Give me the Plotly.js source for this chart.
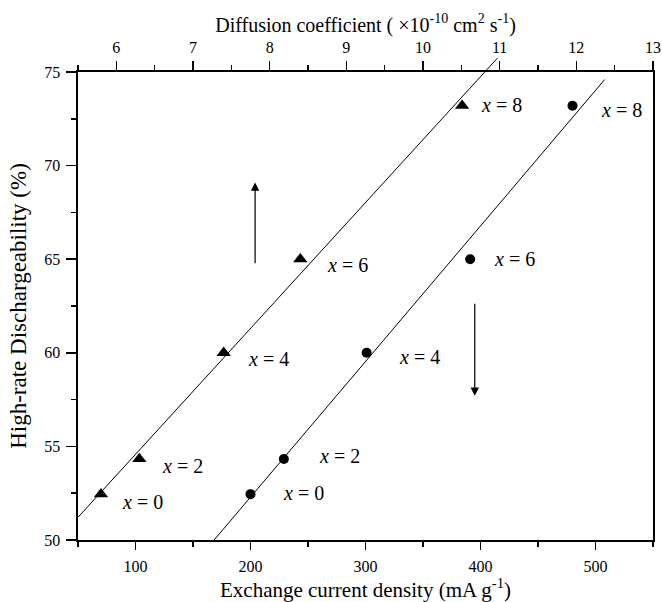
<!DOCTYPE html>
<html>
<head>
<meta charset="utf-8">
<script src="https://cdn.plot.ly/plotly-3.0.1.min.js"></script>
<style>html,body{margin:0;padding:0;background:#fff;}#chart{width:662px;height:602px;}</style>
</head>
<body>
<div id="chart"></div>
<script>
// ---- data ----
const contentX = [0, 2, 4, 6, 8];                       // x in the alloy formula
const hrd = [52.45, 54.33, 60.0, 65.0, 73.2];           // High-rate dischargeability (%)
const diffusionCoef = [5.80, 6.30, 7.40, 8.40, 10.51];  // ×10^-10 cm2 s-1 (top axis, triangles)
const exchangeCurrent = [200, 229, 301, 391, 480];      // mA g-1 (bottom axis, circles)

const bottomTicks = [100, 200, 300, 400, 500];
const leftTicks = [50, 55, 60, 65, 70, 75];
const topTicks = [6, 7, 8, 9, 10, 11, 12, 13];

const diffusionFitEnd = [5.5, 10.97];   // extent of fitted line (top-axis units)
const exchangeFitEnd = 508;             // end of fitted line (bottom-axis units)

const upArrow = {x: 204, from: 64.7, to: 69.1};
const downArrow = {x: 395, from: 62.7, to: 57.7};

// ---- helpers ----
function linfit(xs, ys) {
  const n = xs.length;
  const mx = xs.reduce((a, b) => a + b, 0) / n;
  const my = ys.reduce((a, b) => a + b, 0) / n;
  let sxy = 0, sxx = 0;
  for (let i = 0; i < n; i++) { sxy += (xs[i] - mx) * (ys[i] - my); sxx += (xs[i] - mx) ** 2; }
  const m = sxy / sxx;
  return {m: m, b: my - m * mx};
}

const fitD = linfit(diffusionCoef, hrd);
const fitE = linfit(exchangeCurrent, hrd);

const dLineX = diffusionFitEnd;
const dLineY = dLineX.map(v => fitD.m * v + fitD.b);
const eStart = (50 - fitE.b) / fitE.m;
const eLineX = [eStart, exchangeFitEnd];
const eLineY = eLineX.map(v => fitE.m * v + fitE.b);

// ---- layout geometry ----
const M = {l: 78, r: 9, t: 50, b: 62};
const plotH = 602 - M.t - M.b;
const D = 1 - 22 / plotH;         // main y-domain top
const yRange = [50, 75];
const y3Top = yRange[0] + (yRange[1] - yRange[0]) / D;

const FONT = 'Liberation Serif, Times New Roman, serif';

const traces = [
  {x: dLineX, y: dLineY, xaxis: 'x3', yaxis: 'y3', mode: 'lines',
   line: {color: '#000', width: 1}, hoverinfo: 'skip', showlegend: false},
  {x: eLineX, y: eLineY, xaxis: 'x', yaxis: 'y', mode: 'lines',
   line: {color: '#000', width: 1}, hoverinfo: 'skip', showlegend: false},
  {x: exchangeCurrent, y: hrd, xaxis: 'x', yaxis: 'y', mode: 'markers',
   marker: {symbol: 'circle', size: 10, color: '#000'}, showlegend: false},
  {x: diffusionCoef, y: hrd, xaxis: 'x2', yaxis: 'y', mode: 'markers',
   marker: {symbol: 'triangle-up', size: 12.5, color: '#000'}, showlegend: false}
];

// label offsets (px): [xshift, yshift]
const triLabelShift = [[19, -8], [21, -7], [22, -6], [25, -6], [17, 1]];
const cirLabelShift = [[30, 1], [33, 3], [30, -4], [22, 0], [26, -4]];

const annotations = [];
contentX.forEach((c, i) => {
  annotations.push({xref: 'x2', yref: 'y', x: diffusionCoef[i], y: hrd[i],
    text: '<i>x</i> = ' + c, showarrow: false, xanchor: 'left', yanchor: 'middle',
    xshift: triLabelShift[i][0], yshift: triLabelShift[i][1],
    font: {family: FONT, size: 20, color: '#000'}});
  annotations.push({xref: 'x', yref: 'y', x: exchangeCurrent[i], y: hrd[i],
    text: '<i>x</i> = ' + c, showarrow: false, xanchor: 'left', yanchor: 'middle',
    xshift: cirLabelShift[i][0], yshift: cirLabelShift[i][1],
    font: {family: FONT, size: 20, color: '#000'}});
});
[upArrow, downArrow].forEach(a => {
  annotations.push({xref: 'x', yref: 'y', axref: 'x', ayref: 'y',
    x: a.x, y: a.to, ax: a.x, ay: a.from, text: '', showarrow: true,
    arrowhead: 2, arrowsize: 1.4, arrowwidth: 1.2, arrowcolor: '#000'});
});

const axisCommon = {
  showgrid: false, zeroline: false, showline: true, linecolor: '#000', linewidth: 1.6,
  ticks: 'outside', tickcolor: '#000', tickwidth: 1.5,
  tickfont: {family: FONT, size: 16, color: '#000'}
};

const layout = {
  width: 662, height: 602,
  margin: M,
  paper_bgcolor: '#fff', plot_bgcolor: 'rgba(0,0,0,0)',
  font: {family: FONT, color: '#000'},
  showlegend: false,
  xaxis: Object.assign({}, axisCommon, {
    domain: [0, 1], range: [50, 550], anchor: 'y', side: 'bottom',
    tickmode: 'array', tickvals: bottomTicks, ticktext: bottomTicks.map(String),
    ticklen: 8, ticklabelstandoff: 3,
    minor: {tickmode: 'linear', tick0: 0, dtick: 50, ticks: 'outside', ticklen: 5, tickwidth: 1.5, tickcolor: '#000'},
    title: {text: 'Exchange current density (mA g<sup>-1</sup>)', font: {family: FONT, size: 21, color: '#000'}, standoff: 10}
  }),
  yaxis: Object.assign({}, axisCommon, {
    domain: [0, D], range: yRange, anchor: 'x', mirror: true,
    tickmode: 'array', tickvals: leftTicks, ticktext: leftTicks.map(String),
    ticklen: 10, ticklabelstandoff: 3,
    minor: {tickmode: 'linear', tick0: 0, dtick: 2.5, ticks: 'outside', ticklen: 5, tickwidth: 1.5, tickcolor: '#000'},
    title: {text: 'High-rate Dischargeability (%)', font: {family: FONT, size: 23, color: '#000'}, standoff: 11}
  }),
  xaxis2: Object.assign({}, axisCommon, {
    overlaying: 'x', side: 'top', anchor: 'y', range: [5.5, 13],
    tickmode: 'array', tickvals: topTicks, ticktext: topTicks.map(String),
    ticklen: 9, ticklabelstandoff: 2,
    minor: {tickmode: 'linear', tick0: 0, dtick: 0.5, ticks: 'outside', ticklen: 5, tickwidth: 1.5, tickcolor: '#000'},
    title: {text: 'Diffusion coefficient ( ×10<sup>-10</sup> cm<sup>2</sup> s<sup>-1</sup>)', font: {family: FONT, size: 20, color: '#000'}, standoff: 1}
  }),
  xaxis3: {domain: [0, 1], range: [5.5, 13], anchor: 'y3', visible: false, showgrid: false, zeroline: false, fixedrange: true},
  yaxis3: {domain: [0, 1], range: [yRange[0], y3Top], anchor: 'x3', visible: false, showgrid: false, zeroline: false, fixedrange: true},
  annotations: annotations
};

Plotly.newPlot('chart', traces, layout, {staticPlot: true, displayModeBar: false});
</script>
</body>
</html>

* **Task to carry out**
Skip the pictures, then retype every line above exactly.

* **Response to the task**
Give me the Plotly.js source for this chart.
<!DOCTYPE html>
<html>
<head>
<meta charset="utf-8">
<script src="https://cdn.plot.ly/plotly-3.0.1.min.js"></script>
<style>html,body{margin:0;padding:0;background:#fff;}#chart{width:662px;height:602px;}</style>
</head>
<body>
<div id="chart"></div>
<script>
// ---- data ----
const contentX = [0, 2, 4, 6, 8];                       // x in the alloy formula
const hrd = [52.45, 54.33, 60.0, 65.0, 73.2];           // High-rate dischargeability (%)
const diffusionCoef = [5.80, 6.30, 7.40, 8.40, 10.51];  // ×10^-10 cm2 s-1 (top axis, triangles)
const exchangeCurrent = [200, 229, 301, 391, 480];      // mA g-1 (bottom axis, circles)

const bottomTicks = [100, 200, 300, 400, 500];
const leftTicks = [50, 55, 60, 65, 70, 75];
const topTicks = [6, 7, 8, 9, 10, 11, 12, 13];

const diffusionFitEnd = [5.5, 10.97];   // extent of fitted line (top-axis units)
const exchangeFitEnd = 508;             // end of fitted line (bottom-axis units)

const upArrow = {x: 204, from: 64.7, to: 69.1};
const downArrow = {x: 395, from: 62.7, to: 57.7};

// ---- helpers ----
function linfit(xs, ys) {
  const n = xs.length;
  const mx = xs.reduce((a, b) => a + b, 0) / n;
  const my = ys.reduce((a, b) => a + b, 0) / n;
  let sxy = 0, sxx = 0;
  for (let i = 0; i < n; i++) { sxy += (xs[i] - mx) * (ys[i] - my); sxx += (xs[i] - mx) ** 2; }
  const m = sxy / sxx;
  return {m: m, b: my - m * mx};
}

const fitD = linfit(diffusionCoef, hrd);
const fitE = linfit(exchangeCurrent, hrd);

const dLineX = diffusionFitEnd;
const dLineY = dLineX.map(v => fitD.m * v + fitD.b);
const eStart = (50 - fitE.b) / fitE.m;
const eLineX = [eStart, exchangeFitEnd];
const eLineY = eLineX.map(v => fitE.m * v + fitE.b);

// ---- layout geometry ----
const M = {l: 78, r: 9, t: 50, b: 62};
const plotH = 602 - M.t - M.b;
const D = 1 - 22 / plotH;         // main y-domain top
const yRange = [50, 75];
const y3Top = yRange[0] + (yRange[1] - yRange[0]) / D;

const FONT = 'Liberation Serif, Times New Roman, serif';

const traces = [
  {x: dLineX, y: dLineY, xaxis: 'x3', yaxis: 'y3', mode: 'lines',
   line: {color: '#000', width: 1}, hoverinfo: 'skip', showlegend: false},
  {x: eLineX, y: eLineY, xaxis: 'x', yaxis: 'y', mode: 'lines',
   line: {color: '#000', width: 1}, hoverinfo: 'skip', showlegend: false},
  {x: exchangeCurrent, y: hrd, xaxis: 'x', yaxis: 'y', mode: 'markers',
   marker: {symbol: 'circle', size: 10, color: '#000'}, showlegend: false},
  {x: diffusionCoef, y: hrd, xaxis: 'x2', yaxis: 'y', mode: 'markers',
   marker: {symbol: 'triangle-up', size: 12.5, color: '#000'}, showlegend: false}
];

// label offsets (px): [xshift, yshift]
const triLabelShift = [[19, -8], [21, -7], [22, -6], [25, -6], [17, 1]];
const cirLabelShift = [[30, 1], [33, 3], [30, -4], [22, 0], [26, -4]];

const annotations = [];
contentX.forEach((c, i) => {
  annotations.push({xref: 'x2', yref: 'y', x: diffusionCoef[i], y: hrd[i],
    text: '<i>x</i> = ' + c, showarrow: false, xanchor: 'left', yanchor: 'middle',
    xshift: triLabelShift[i][0], yshift: triLabelShift[i][1],
    font: {family: FONT, size: 20, color: '#000'}});
  annotations.push({xref: 'x', yref: 'y', x: exchangeCurrent[i], y: hrd[i],
    text: '<i>x</i> = ' + c, showarrow: false, xanchor: 'left', yanchor: 'middle',
    xshift: cirLabelShift[i][0], yshift: cirLabelShift[i][1],
    font: {family: FONT, size: 20, color: '#000'}});
});
[upArrow, downArrow].forEach(a => {
  annotations.push({xref: 'x', yref: 'y', axref: 'x', ayref: 'y',
    x: a.x, y: a.to, ax: a.x, ay: a.from, text: '', showarrow: true,
    arrowhead: 2, arrowsize: 1.4, arrowwidth: 1.2, arrowcolor: '#000'});
});

const axisCommon = {
  showgrid: false, zeroline: false, showline: true, linecolor: '#000', linewidth: 1.6,
  ticks: 'outside', tickcolor: '#000', tickwidth: 1.5,
  tickfont: {family: FONT, size: 16, color: '#000'}
};

const layout = {
  width: 662, height: 602,
  margin: M,
  paper_bgcolor: '#fff', plot_bgcolor: 'rgba(0,0,0,0)',
  font: {family: FONT, color: '#000'},
  showlegend: false,
  xaxis: Object.assign({}, axisCommon, {
    domain: [0, 1], range: [50, 550], anchor: 'y', side: 'bottom',
    tickmode: 'array', tickvals: bottomTicks, ticktext: bottomTicks.map(String),
    ticklen: 8, ticklabelstandoff: 3,
    minor: {tickmode: 'linear', tick0: 0, dtick: 50, ticks: 'outside', ticklen: 5, tickwidth: 1.5, tickcolor: '#000'},
    title: {text: 'Exchange current density (mA g<sup>-1</sup>)', font: {family: FONT, size: 21, color: '#000'}, standoff: 10}
  }),
  yaxis: Object.assign({}, axisCommon, {
    domain: [0, D], range: yRange, anchor: 'x', mirror: true,
    tickmode: 'array', tickvals: leftTicks, ticktext: leftTicks.map(String),
    ticklen: 10, ticklabelstandoff: 3,
    minor: {tickmode: 'linear', tick0: 0, dtick: 2.5, ticks: 'outside', ticklen: 5, tickwidth: 1.5, tickcolor: '#000'},
    title: {text: 'High-rate Dischargeability (%)', font: {family: FONT, size: 23, color: '#000'}, standoff: 11}
  }),
  xaxis2: Object.assign({}, axisCommon, {
    overlaying: 'x', side: 'top', anchor: 'y', range: [5.5, 13],
    tickmode: 'array', tickvals: topTicks, ticktext: topTicks.map(String),
    ticklen: 9, ticklabelstandoff: 2,
    minor: {tickmode: 'linear', tick0: 0, dtick: 0.5, ticks: 'outside', ticklen: 5, tickwidth: 1.5, tickcolor: '#000'},
    title: {text: 'Diffusion coefficient ( ×10<sup>-10</sup> cm<sup>2</sup> s<sup>-1</sup>)', font: {family: FONT, size: 20, color: '#000'}, standoff: 1}
  }),
  xaxis3: {domain: [0, 1], range: [5.5, 13], anchor: 'y3', visible: false, showgrid: false, zeroline: false, fixedrange: true},
  yaxis3: {domain: [0, 1], range: [yRange[0], y3Top], anchor: 'x3', visible: false, showgrid: false, zeroline: false, fixedrange: true},
  annotations: annotations
};

Plotly.newPlot('chart', traces, layout, {staticPlot: true, displayModeBar: false});
</script>
</body>
</html>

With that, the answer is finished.